The coach is responsible for keeping athletes under control. Do so by setting a good example and by disciplining when necessary. Set team rules for good behavior. If athletes attempt to cheat, fight, argue, badger, or yell disparaging remarks, it is your responsibility to confront the misbehavior. Initially, it may mean removing athletes immediately from the competition or practice. Let them calm down, speak to them quietly, and explain that his or her behavior is not acceptable for your team and if they want to participate, they must not repeat the action. Allow athletes to return to play when ready, able and in control of their emotions.
Consider team rules in these areas of competition conduct:
- Athlete language
- Athlete behavior
- Interactions with officials or judges
- Discipline for misbehavior
Respect opponents and officials. Without them, there wouldn’t be a competition. Officials help provide a fair and safe experience for athletes and, as appropriate, help them learn the sport. Opponents provide opportunities for your team to test itself, improve, and excel.
You and your team should show respect for opponents by giving your best efforts. Showing respect means being civil to your opponents. Don’t allow your athletes to “trash talk” or taunt an opponent. This behavior is disrespectful to the spirit of the competition and to the opponent. Immediately remove athletes from a competition or practice if they trash talk or taunt an opponent. When appropriate, request that violations be called. Enforcing the rules and calling violations assists athletes in maintaining a high level of their skills and reinforces their learning the rules. As long as the calls are being made consistently on both sides, most of your officiating concerns will be alleviated.
Keep your demeanor even and positive, conduct your responsibilities the same regardless of the score, help correct your athletes’ errors in a positive manner, and continue to offer encouragement to each athlete.

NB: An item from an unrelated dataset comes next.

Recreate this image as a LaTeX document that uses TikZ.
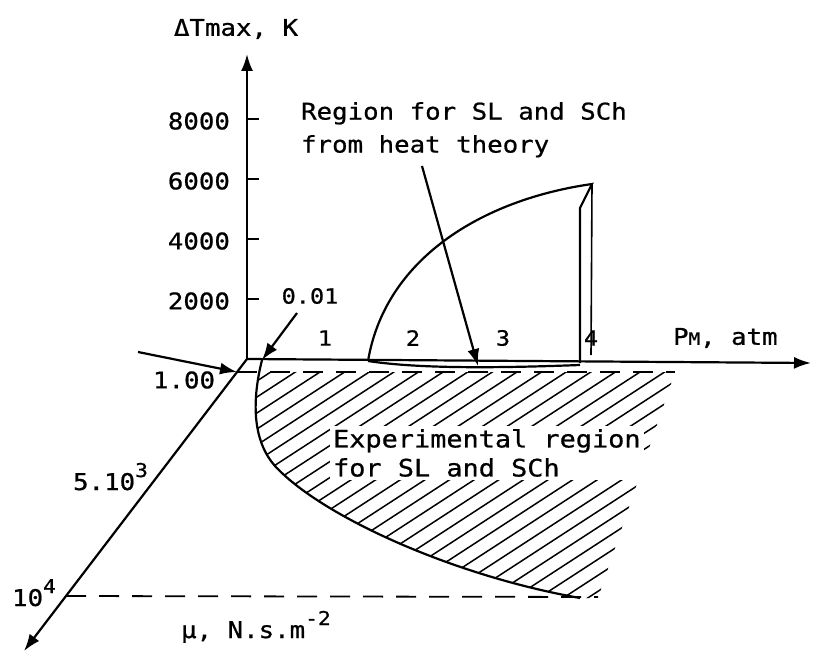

When the competition is over, join your team in congratulating the coaches and athletes of the opposing team, and then be sure to thank the officials. Check on any injuries athletes may have sustained during the competition and inform athletes of how to care for them. Be prepared to speak with the officials about any problems that occurred during the competition. Then hold a brief meeting—or “team circle”—to ensure that your athletes are on an even keel, whether they won or lost. Do a “Cool Down,” stretching all major muscles.
This can either be done separately or incorporated into your team circle while you address the team.
When celebrating a victory, make sure your team does so in a way that doesn’t show disrespect for the opponents. It is okay and appropriate to be happy and celebrate a win, but do not allow your athletes to taunt the opponents or boast about their victory. Keep winning in perspective. Winning and losing are a part of life, not just a part of sport. If athletes can handle both equally well, they’ll be successful in whatever they do. Athletes’ self-worth should not be tied to the win or the loss. Recognize and reward efforts and attitudes.
Athletes are competitors, and competitors are disappointed in defeat. If your team has made a winning effort, let them know this. After a loss, help them keep chins up and maintain a positive attitude that will carry over into the next practice and contest.
Immediately following a competition, regardless of the outcome, stay positive. When the athletes return to practice after a competition, make certain that you let the previous competition go, learn from the experience, make needed corrections, and focus on the next opponent and next competition.
Post-Competition Team Meeting
Following the competition, gather your team for a “team circle” in a designated area for a short meeting. The athletes can sit or kneel on one knee, and they may take off any extra equipment, if applicable. Before this meeting, decide as a coaching staff what to say and who will say it. Be sure that the coaching staff speaks with one voice following the competition.
If your athletes have performed well in a contest, compliment them and congratulate them. Tell them specifically what they did well, whether they won or lost. This will reinforce interest in repeating good performances. Don’t use this time to criticize individual athletes for poor performances in front of teammates. Help athletes improve skills, but do so in the next practice, not immediately after the competition.
The post- competition team circle isn’t the time to go over tactical problems and adjustments. The athletes will be excited after a win or disappointed after a loss and won’t absorb much tactical information. Your first concern should be your athletes’ attitudes and mental well-being. You don’t want them to be too high after a win or too low after a loss. This is the time you can be most influential in keeping the outcome in perspective and keeping them on an even keel. Set goals based on the sport’s statistics such as rebounds, steals, turnovers, completed passes, field goals and free throws (attempts and makes), fast breaks, etc. Following the game, note how many of those goals were achieved; those goals not achieved provide information on what we need to work on next.
Remember, too, that although the final outcome of the competition may be extremely important to you, the staff, and some of the parents, sometimes athletes are more focused on the possibility of pizza after the competition. Realize that the majority of your athletes are participating to have fun; their desire to go out together for something to eat rather than reliving the competition is not a reflection on the desire to perform well. Stay positive, allow the athletes to be themselves, and avoid making too much over the outcome of the competition.
Finally, gather your athletes, coaches and parents/providers, go to your vehicles and drive home. Ensure your athletes have appropriate transportation.